Solution Partner Views
Big Data: Restructuring the Information Factory
It might be an alert about a hurricane that unexpectedly flashes on a smartphone`s screen. Or the fact that a travel website finds that searches were made for flights to Chicago a week before, and is now suggesting bargain airfares. Both are examples of how big data has been shaking up digital commerce and communications with large-scale changes for consumers.
In terms of companies and industries, it`s often said that big data can lead to similarly monumental breakthroughs, revealing the kind of insights that sometimes yield solutions. So it should be a relatively straightforward step to ramp up current data capture and handling techniques for a brighter and “bigger” future—or shouldn`t it?
Where does big data come from, and how can it fit into an established, but potentially outdated, governance program? Bigger may certainly be better, although it may not always be easier, at least at the start. Unlike traditional data used by companies, big data is often created outside the internal “information factory” of an organization.
Many times it may have been gathered through untraditional sources or purchased from third-party providers. That external data likely was created for a different purpose, and its providers may not have maintained the same rigor or formal data requirements needed by the acquiring organization. It then becomes incumbent on the new owner to ensure that appropriate data management practices are applied to new data.
So it should follow that, for an organization to reap the greatest value from any big data initiative, it`s essential to implement some basic governance and establish sound policies for this new classification of data. According to a “Big Data in Insurance” study by Strategy Meets Action in 2014, the number of insurers investing in big data projects has more than doubled in the last year—from 10 percent in 2013 to 25 percent today. Even so, and within most companies, many data governance processes and procedures were typically implemented long before the advent of big data.
Oftentimes, only data that made it into a centralized repository fell under the auspices of traditional governance. Or, in some cases, only data used for internal management reporting and analytics or for external regulatory reporting was subject to such controls. Today, with data being generally recognized as a corporate asset and a distinct competitive advantage, it may be time to take another look at governance to consider how big data resources should best be handled. To begin, it`s helpful to define some of the basic vocabulary of the data world.
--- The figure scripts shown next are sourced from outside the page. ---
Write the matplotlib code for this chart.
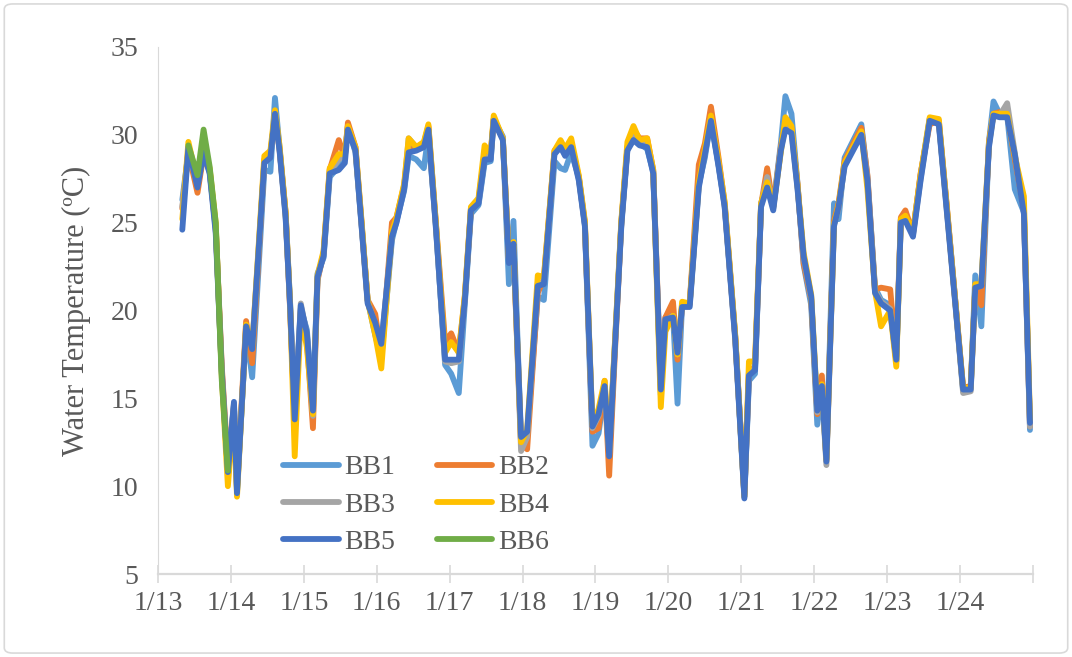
import matplotlib
matplotlib.use("Agg")
import matplotlib.pyplot as plt
from matplotlib.patches import FancyBboxPatch
import numpy as np

plt.rcParams['font.family'] = ['Liberation Serif', 'DejaVu Serif']

# sample times, hours after 1/13 00:00
hours = [8, 10, 13, 15, 17, 19, 21, 23, 25, 26,
         29, 31, 35, 37, 38.5, 40, 42, 43.5, 45, 47,
         49, 51, 52.5, 54.5, 56.5, 59.5, 61.5, 62.5, 65, 67,
         69, 71.5, 73.5, 77, 78.5, 81, 82.5, 85, 87.5, 89,
         91.5, 94.5, 96.5, 99, 101, 103, 105.5, 107.5, 109.5, 110.5,
         113.5, 115.5, 117, 119.5, 121.5, 125, 127, 130.5, 132.5, 134,
         136, 138.5, 140.5, 143, 145, 147, 148.5, 150.5, 152.5, 154.5,
         156.5, 158.5, 161, 163, 165.5, 167, 169.5, 171, 172.5, 175,
         178, 180, 182, 184.5, 186.5, 190, 193, 194.5, 196.5, 198.5,
         200.5, 202.5, 205, 206.5, 208.5, 210.5, 212.5, 215, 217, 218.5,
         220, 222.5, 224, 226, 231.5, 233.5, 236, 238, 241, 243,
         244.5, 246, 248.5, 251, 254, 257, 259.5, 262.5, 265, 267.5,
         269, 271, 273.5, 275, 277, 279.5, 282, 285, 287]

bb1 = [26.3, 29.0, 27.2, 28.8, 27.9, 24.8, 16.6, 11.0, 14.6, 9.8,
       18.9, 16.2, 28.0, 27.9, 32.1, 29.3, 25.5, 20.4, 13.9, 20.1,
       18.9, 14.5, 22.1, 23.0, 27.6, 28.2, 28.8, 30.5, 29.0, 24.9,
       20.6, 18.6, 17.3, 24.0, 25.1, 26.8, 28.8, 28.6, 28.1, 30.0,
       24.8, 16.9, 16.4, 15.3, 20.4, 25.5, 26.0, 28.4, 28.5, 30.9,
       29.9, 21.5, 25.1, 12.4, 12.9, 20.8, 20.6, 28.5, 28.1, 28.0,
       29.0, 27.6, 24.9, 12.3, 13.0, 15.5, 11.9, 18.5, 25.0, 29.2,
       29.8, 29.5, 29.2, 27.9, 15.2, 19.6, 19.8, 14.7, 20.3, 20.4,
       27.2, 28.7, 30.9, 28.3, 26.0, 18.5, 9.4, 16.0, 16.4, 26.1,
       27.2, 25.9, 29.5, 32.2, 31.2, 27.2, 22.6, 20.3, 13.5, 15.5,
       11.6, 26.1, 25.2, 28.7, 30.6, 27.6, 21.3, 20.6, 20.3, 17.1,
       25.2, 25.3, 24.4, 27.7, 30.9, 30.7, 26.1, 20.4, 15.4, 15.6,
       22.0, 19.1, 29.6, 31.9, 31.2, 31.1, 26.9, 25.6, 13.2]

bb2 = [25.8, 29.0, 26.7, 28.9, 28.0, 24.7, 16.8, 11.2, 14.5, 9.9,
       19.4, 17.0, 28.6, 29.0, 31.0, 29.2, 25.6, 20.0, 13.5, 20.0,
       18.3, 13.3, 21.7, 23.3, 28.0, 29.7, 28.7, 30.7, 29.3, 25.0,
       20.6, 19.8, 17.4, 25.0, 25.3, 27.1, 29.3, 29.2, 29.5, 30.5,
       24.9, 18.2, 18.7, 17.6, 20.8, 25.8, 26.3, 28.9, 28.9, 30.9,
       29.8, 22.9, 23.6, 12.4, 12.1, 21.0, 21.8, 29.1, 29.5, 29.0,
       29.5, 27.6, 25.0, 13.1, 13.3, 16.0, 10.6, 18.0, 25.0, 29.3,
       30.3, 29.8, 29.8, 28.0, 15.7, 19.6, 20.5, 17.2, 20.3, 20.4,
       28.3, 29.5, 31.6, 28.7, 26.1, 18.5, 9.5, 16.5, 16.8, 26.0,
       28.1, 25.9, 29.3, 30.6, 30.4, 27.2, 22.7, 20.6, 14.1, 16.3,
       11.5, 25.1, 26.1, 28.5, 30.4, 27.7, 21.2, 21.3, 21.2, 17.4,
       25.3, 25.7, 24.4, 27.8, 30.6, 30.8, 26.2, 20.4, 15.6, 15.7,
       21.3, 20.3, 29.6, 31.2, 31.3, 31.2, 28.6, 25.8, 13.4]

bb3 = [25.9, 29.1, 27.1, 29.1, 27.9, 24.6, 16.5, 10.9, 14.7, 9.7,
       19.0, 17.9, 28.5, 28.9, 31.1, 29.2, 25.4, 20.1, 13.6, 20.4,
       18.6, 14.0, 21.8, 23.2, 27.9, 28.6, 28.9, 30.4, 29.2, 24.9,
       20.5, 19.2, 18.0, 24.3, 25.1, 27.0, 29.8, 29.3, 29.5, 30.4,
       24.7, 17.1, 17.0, 17.1, 20.7, 25.8, 26.2, 28.7, 28.8, 30.9,
       29.8, 22.8, 23.9, 12.0, 12.8, 21.5, 21.6, 29.0, 29.5, 29.0,
       29.4, 27.5, 24.9, 13.3, 14.0, 15.6, 11.8, 18.4, 24.9, 29.3,
       30.0, 29.6, 29.5, 27.9, 15.4, 19.4, 19.7, 17.5, 20.3, 20.3,
       27.1, 29.0, 31.0, 28.3, 26.0, 18.4, 9.4, 16.4, 16.7, 26.0,
       27.6, 25.8, 29.2, 30.5, 30.2, 27.0, 23.0, 20.7, 14.2, 15.6,
       11.2, 24.9, 25.8, 28.3, 30.1, 27.5, 21.1, 20.5, 20.1, 17.1,
       25.1, 25.3, 24.3, 27.5, 30.9, 30.7, 26.0, 20.3, 15.3, 15.4,
       21.4, 21.5, 29.4, 31.2, 31.1, 31.8, 29.0, 25.6, 13.4]

bb4 = [25.2, 29.6, 27.3, 29.2, 28.1, 25.0, 16.2, 10.0, 14.3, 9.4,
       19.2, 17.9, 28.8, 29.1, 31.4, 29.4, 25.6, 20.3, 11.7, 19.9,
       17.9, 14.1, 22.0, 23.4, 28.1, 28.9, 28.9, 30.5, 29.3, 25.1,
       20.6, 18.6, 16.7, 24.5, 25.3, 27.2, 29.8, 29.3, 29.6, 30.6,
       24.9, 17.6, 18.2, 17.6, 20.9, 25.9, 26.4, 29.4, 28.9, 31.1,
       29.8, 22.9, 23.9, 12.5, 13.2, 22.0, 21.9, 29.1, 29.7, 29.2,
       29.8, 27.7, 25.1, 13.5, 14.4, 16.0, 12.0, 18.6, 25.1, 29.6,
       30.5, 29.7, 29.8, 28.0, 14.5, 18.8, 19.7, 17.5, 20.5, 20.4,
       27.3, 29.2, 31.1, 28.5, 26.2, 18.6, 9.4, 17.1, 17.1, 26.1,
       27.3, 25.9, 29.0, 31.0, 30.5, 27.1, 23.3, 20.9, 14.5, 15.8,
       11.5, 24.9, 26.0, 28.4, 30.2, 26.9, 21.1, 19.1, 20.0, 16.8,
       25.2, 25.4, 24.5, 27.7, 31.0, 30.9, 26.1, 20.3, 15.6, 15.6,
       21.5, 21.5, 29.5, 31.2, 31.2, 31.2, 28.8, 26.5, 13.8]

bb5 = [24.6, 29.3, 27.0, 29.0, 27.8, 24.4, 16.4, 10.8, 14.8, 9.6,
       19.1, 17.8, 28.4, 28.7, 31.2, 29.1, 25.3, 20.2, 13.8, 20.3,
       18.7, 14.3, 21.9, 23.1, 27.8, 28.0, 28.4, 30.3, 29.1, 24.8,
       20.4, 19.3, 18.1, 24.2, 25.0, 26.9, 29.0, 29.1, 29.3, 30.3,
       24.6, 17.2, 17.2, 17.2, 20.6, 25.7, 26.1, 28.6, 28.6, 30.8,
       29.7, 22.7, 23.8, 12.8, 13.1, 21.4, 21.5, 28.9, 29.3, 28.8,
       29.3, 27.4, 24.8, 13.4, 14.1, 15.7, 11.7, 18.3, 24.8, 29.1,
       29.7, 29.4, 29.3, 27.8, 15.5, 19.5, 19.6, 17.6, 20.2, 20.2,
       27.0, 28.9, 30.8, 28.2, 25.9, 18.3, 9.3, 16.3, 16.6, 25.9,
       27.0, 25.7, 29.1, 30.3, 30.1, 26.9, 23.1, 20.8, 14.3, 15.7,
       11.4, 24.8, 25.9, 28.2, 30.0, 27.4, 21.0, 20.4, 20.0, 17.2,
       25.0, 25.1, 24.2, 27.4, 30.8, 30.6, 25.9, 20.2, 15.5, 15.5,
       21.3, 21.4, 29.3, 31.1, 31.0, 31.0, 28.9, 25.5, 13.6]

bb6_hours = [10, 13, 15, 17, 19, 21, 23]
bb6 = [29.4, 27.7, 30.3, 28.2, 25.0, 16.0, 10.9]

names = ["BB1", "BB2", "BB3", "BB4", "BB5", "BB6"]
colors = ["#5B9BD5", "#ED7D31", "#A5A5A5", "#FFC000", "#4472C4", "#70AD47"]
day_ticks = list(range(13, 26))
day_labels = ["1/13", "1/14", "1/15", "1/16", "1/17", "1/18", "1/19",
              "1/20", "1/21", "1/22", "1/23", "1/24", ""]

text_col = "#595959"
axis_col = "#D9D9D9"

fig = plt.figure(figsize=(10.72, 6.57), dpi=100)
ax = fig.add_axes([158 / 1072, 1 - 574 / 657, (1033 - 158) / 1072, (574 - 47) / 657])

t = 13 + np.array(hours) / 24.0
t6 = 13 + np.array(bb6_hours) / 24.0
series = [(t, bb1), (t, bb2), (t, bb3), (t, bb4), (t, bb5), (t6, bb6)]
handles = []
for (x, y), name, c in zip(series, names, colors):
    ln, = ax.plot(x, y, color=c, lw=4.2, label=name,
                  solid_joinstyle="round", solid_capstyle="round")
    handles.append(ln)

ax.set_xlim(13, 25)
ax.set_ylim(5, 35)
ax.set_yticks(range(5, 36, 5))
ax.set_xticks(day_ticks)
ax.set_xticklabels(day_labels)

for side in ["top", "right"]:
    ax.spines[side].set_visible(False)
ax.spines["bottom"].set_color(axis_col)
ax.spines["bottom"].set_linewidth(1.6)
ax.spines["left"].set_color(axis_col)
ax.spines["left"].set_linewidth(0.8)

ax.tick_params(axis="x", direction="inout", length=13, width=1.2,
               color=axis_col, labelsize=20, labelcolor=text_col, pad=6)
ax.tick_params(axis="y", length=0, labelsize=20, labelcolor=text_col, pad=14)

ax.set_ylabel("Water Temperature (ºC)", fontsize=22, color=text_col, labelpad=14)

# legend filled row by row: BB1 BB2 / BB3 BB4 / BB5 BB6
order = [0, 2, 4, 1, 3, 5]
leg = ax.legend([handles[i] for i in order], [names[i] for i in order],
                ncol=2, loc="upper left", frameon=False,
                bbox_to_anchor=(283 / 1072, 1 - 455 / 657),
                bbox_transform=fig.transFigure,
                borderaxespad=0, borderpad=0, fontsize=20,
                handlelength=2.0, handletextpad=0.2,
                columnspacing=1.5, labelspacing=0.42)
for txt in leg.get_texts():
    txt.set_color(text_col)
for ln in leg.get_lines():
    ln.set_linewidth(4.2)

border = FancyBboxPatch((0.004, 0.006), 0.992, 0.988,
                        boxstyle="round,pad=0,rounding_size=0.008",
                        transform=fig.transFigure, facecolor="none",
                        edgecolor=axis_col, lw=1.2)
fig.patches.append(border)

fig.savefig("out.png", dpi=100, facecolor="white")
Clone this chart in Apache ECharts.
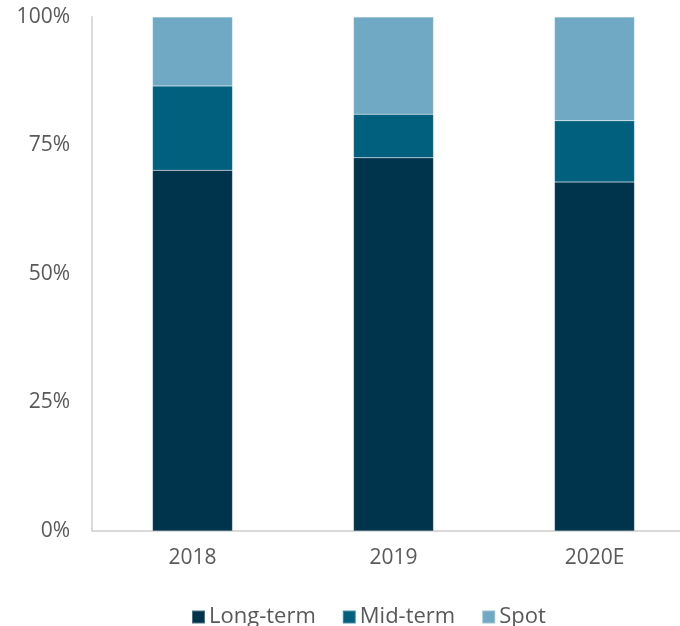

Big data is generally described as having the following characteristics: variety, volume, velocity, veracity, and value. Variety can be attributed to the structure of the data. Although traditional data tends to be highly structured, big data can be unstructured or even multistructured. Unstructured data includes such sources as text and notes or pictures; multistructured data often has some fragment of structure within the unstructured format. This type can include web data or telemetric, or “machine” data.
The second “V” in the series, volume, refers to the amount of data present. Next, velocity is the speed at which the data comes into or flows out of an organization, as well as the rate at which the information changes. Types of big data subject to the velocity component include information from the web, social media, and telemetry, which can generate millions of bytes in additional data within a few seconds. Veracity refers to the truthfulness or reliability of the data within the context in which it was created. And finally, value is the worth of the data in terms of business insight and new discoveries.
Given those definitions, there are some practices that should be considered when beginning to navigate sets of big data. From the start, companies should acknowledge that a governance process for big data will likely be different from that used for traditional sources of information. Updates and revisions to business and information technology strategies must regard big data as a distinct asset. Doing so will help ensure this classification is included in the strategic data plans within an organization.
It`s also helpful to create and update examples or “use cases” for the different types of big data that an organization intends to leverage. Include in those scenarios the business enhancements or improvements the organization might make in the future—and don`t forget to assign a business value to those enhancements, taking into consideration the ease (or difficulty) of retrieving and using this data. Those steps will help prioritize initiatives and speed the acquisition of relevant big data.
It`s critical to understand that the same rigor employed in traditional data management will likely not be appropriate for certain types of big data. Data quality requirements, for example, will probably become less stringent, and the standard “fit for use” paradigm may no longer apply. Since much of big data is currently used to discover patterns or additional insights into consumer behavior, it`s probably not as critical as financial accuracy. Many data governance programs assign different levels of standards or controls over data depending on its business use.
Leaders within organizations should think beyond the current information architecture. Conventional data warehouses may not be suitable for big data projects. New technologies and business intelligence tools may be needed to perform discovery analytics and gain insights, but human oversight should never be ignored.
To that end, it becomes critical to assign stewards to curate the data and to appoint custodians to oversee different types of big data that may be acquired. Following this model, clickstream or website data would have a different steward than telemetric or machine data. Stewards and owners should have a clear understanding of how the data was acquired (whether in-house capture or purchase) and what the initial purpose of this data should be.
Projects involving big data can bring great insights and value to an organization. To ensure that data is accessible, consider how it can be distributed to business units without having to move or extract the data for each project. Without a doubt, this is an exciting time to be working with data and analytics. It can be rewarding for an organization to launch big data practices while continuing to manage standard data. Just think big—but start small.